**EXERCISE DESCRIPTION**
Below are the records; give again exactly the lines from the one containing "Give me the Plotly source for this chart." through the one containing "Serif, Times New", leaving out pictures.

**EXERCISE DATA**
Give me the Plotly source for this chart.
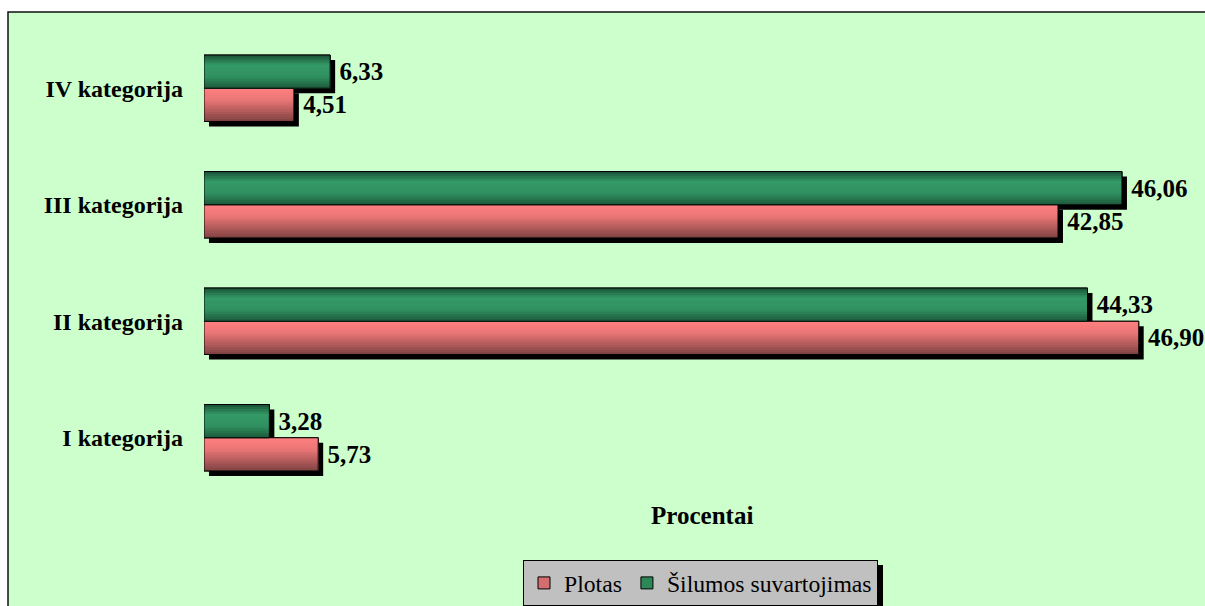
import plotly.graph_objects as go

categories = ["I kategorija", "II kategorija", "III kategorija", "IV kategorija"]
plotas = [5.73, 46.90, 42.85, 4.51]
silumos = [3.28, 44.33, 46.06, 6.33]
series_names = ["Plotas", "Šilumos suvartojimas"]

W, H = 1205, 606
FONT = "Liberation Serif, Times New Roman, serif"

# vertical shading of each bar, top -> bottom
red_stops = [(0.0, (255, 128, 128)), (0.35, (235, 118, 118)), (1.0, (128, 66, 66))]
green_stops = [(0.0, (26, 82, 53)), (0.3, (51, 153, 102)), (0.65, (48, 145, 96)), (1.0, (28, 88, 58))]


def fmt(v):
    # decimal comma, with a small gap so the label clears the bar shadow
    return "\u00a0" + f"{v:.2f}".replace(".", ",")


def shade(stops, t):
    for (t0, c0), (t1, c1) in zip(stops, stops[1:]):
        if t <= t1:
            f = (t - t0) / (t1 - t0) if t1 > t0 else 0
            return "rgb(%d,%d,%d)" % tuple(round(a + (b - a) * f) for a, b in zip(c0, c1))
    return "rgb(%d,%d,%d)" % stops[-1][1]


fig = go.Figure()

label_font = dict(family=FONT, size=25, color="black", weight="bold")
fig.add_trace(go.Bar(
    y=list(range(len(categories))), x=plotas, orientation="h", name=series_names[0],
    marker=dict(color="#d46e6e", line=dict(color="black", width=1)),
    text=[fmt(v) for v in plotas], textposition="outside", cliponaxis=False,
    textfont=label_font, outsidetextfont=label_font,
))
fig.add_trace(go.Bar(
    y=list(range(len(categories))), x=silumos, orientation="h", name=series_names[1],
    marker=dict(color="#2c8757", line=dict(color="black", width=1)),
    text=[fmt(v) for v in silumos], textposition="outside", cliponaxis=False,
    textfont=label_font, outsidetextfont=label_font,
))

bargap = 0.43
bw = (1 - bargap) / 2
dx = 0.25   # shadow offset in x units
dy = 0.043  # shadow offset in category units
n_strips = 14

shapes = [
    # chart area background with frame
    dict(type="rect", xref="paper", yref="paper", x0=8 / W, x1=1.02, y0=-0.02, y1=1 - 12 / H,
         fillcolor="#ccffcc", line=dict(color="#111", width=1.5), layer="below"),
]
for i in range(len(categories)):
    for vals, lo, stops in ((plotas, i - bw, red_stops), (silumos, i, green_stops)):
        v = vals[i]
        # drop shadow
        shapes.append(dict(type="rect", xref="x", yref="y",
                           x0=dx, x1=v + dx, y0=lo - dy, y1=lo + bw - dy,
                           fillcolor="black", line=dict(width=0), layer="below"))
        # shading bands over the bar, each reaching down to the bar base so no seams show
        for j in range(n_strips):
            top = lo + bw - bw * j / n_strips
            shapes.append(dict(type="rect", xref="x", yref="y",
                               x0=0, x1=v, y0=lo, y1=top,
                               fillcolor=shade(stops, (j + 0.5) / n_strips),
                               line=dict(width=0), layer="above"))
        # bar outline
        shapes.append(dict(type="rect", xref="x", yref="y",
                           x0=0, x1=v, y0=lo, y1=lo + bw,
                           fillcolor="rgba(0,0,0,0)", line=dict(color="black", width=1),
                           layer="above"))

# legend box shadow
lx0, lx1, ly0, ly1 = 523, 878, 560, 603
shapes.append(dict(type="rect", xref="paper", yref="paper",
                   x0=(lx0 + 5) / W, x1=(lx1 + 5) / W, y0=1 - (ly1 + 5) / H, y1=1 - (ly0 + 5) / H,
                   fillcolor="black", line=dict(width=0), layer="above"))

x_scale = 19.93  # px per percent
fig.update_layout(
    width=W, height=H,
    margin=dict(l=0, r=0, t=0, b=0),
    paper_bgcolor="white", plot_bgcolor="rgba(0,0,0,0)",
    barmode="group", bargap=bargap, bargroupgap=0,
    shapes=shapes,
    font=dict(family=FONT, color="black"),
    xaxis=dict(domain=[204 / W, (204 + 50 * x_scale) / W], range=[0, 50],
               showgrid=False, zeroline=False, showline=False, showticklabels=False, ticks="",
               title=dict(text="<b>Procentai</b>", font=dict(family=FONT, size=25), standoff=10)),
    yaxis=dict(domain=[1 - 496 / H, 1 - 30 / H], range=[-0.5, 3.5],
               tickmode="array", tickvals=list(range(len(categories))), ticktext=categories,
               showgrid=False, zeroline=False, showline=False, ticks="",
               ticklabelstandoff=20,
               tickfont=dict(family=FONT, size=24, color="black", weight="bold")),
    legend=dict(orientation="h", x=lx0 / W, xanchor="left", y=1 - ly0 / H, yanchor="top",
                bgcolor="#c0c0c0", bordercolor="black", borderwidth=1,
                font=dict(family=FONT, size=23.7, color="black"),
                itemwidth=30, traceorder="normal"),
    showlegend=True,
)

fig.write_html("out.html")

* * *

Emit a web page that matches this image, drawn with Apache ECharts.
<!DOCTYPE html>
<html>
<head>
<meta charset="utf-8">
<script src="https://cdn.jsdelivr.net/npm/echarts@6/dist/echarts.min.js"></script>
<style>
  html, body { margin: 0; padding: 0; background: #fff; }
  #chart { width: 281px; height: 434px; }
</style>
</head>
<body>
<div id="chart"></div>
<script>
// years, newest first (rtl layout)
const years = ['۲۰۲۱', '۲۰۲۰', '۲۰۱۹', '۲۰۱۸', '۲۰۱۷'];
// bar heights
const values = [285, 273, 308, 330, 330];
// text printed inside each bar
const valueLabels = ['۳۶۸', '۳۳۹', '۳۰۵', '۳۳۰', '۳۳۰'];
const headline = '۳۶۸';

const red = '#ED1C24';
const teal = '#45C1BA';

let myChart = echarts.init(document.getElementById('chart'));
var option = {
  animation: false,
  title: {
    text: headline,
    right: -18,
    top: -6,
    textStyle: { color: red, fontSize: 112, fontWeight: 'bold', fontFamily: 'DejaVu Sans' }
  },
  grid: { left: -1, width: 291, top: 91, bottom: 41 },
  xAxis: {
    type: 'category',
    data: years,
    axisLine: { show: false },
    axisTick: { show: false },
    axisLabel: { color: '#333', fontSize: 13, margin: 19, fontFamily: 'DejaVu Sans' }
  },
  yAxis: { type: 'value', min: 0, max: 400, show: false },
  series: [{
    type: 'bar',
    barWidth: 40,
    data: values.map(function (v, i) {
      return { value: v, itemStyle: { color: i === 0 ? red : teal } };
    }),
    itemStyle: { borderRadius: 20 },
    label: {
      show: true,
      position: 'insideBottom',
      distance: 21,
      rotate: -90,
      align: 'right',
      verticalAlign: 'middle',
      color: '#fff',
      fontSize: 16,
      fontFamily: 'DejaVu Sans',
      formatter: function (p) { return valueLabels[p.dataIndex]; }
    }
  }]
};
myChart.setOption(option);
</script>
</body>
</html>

**EXERCISE SOLUTION**
Give me the Plotly source for this chart.
import plotly.graph_objects as go

categories = ["I kategorija", "II kategorija", "III kategorija", "IV kategorija"]
plotas = [5.73, 46.90, 42.85, 4.51]
silumos = [3.28, 44.33, 46.06, 6.33]
series_names = ["Plotas", "Šilumos suvartojimas"]

W, H = 1205, 606
FONT = "Liberation Serif, Times New Roman, serif"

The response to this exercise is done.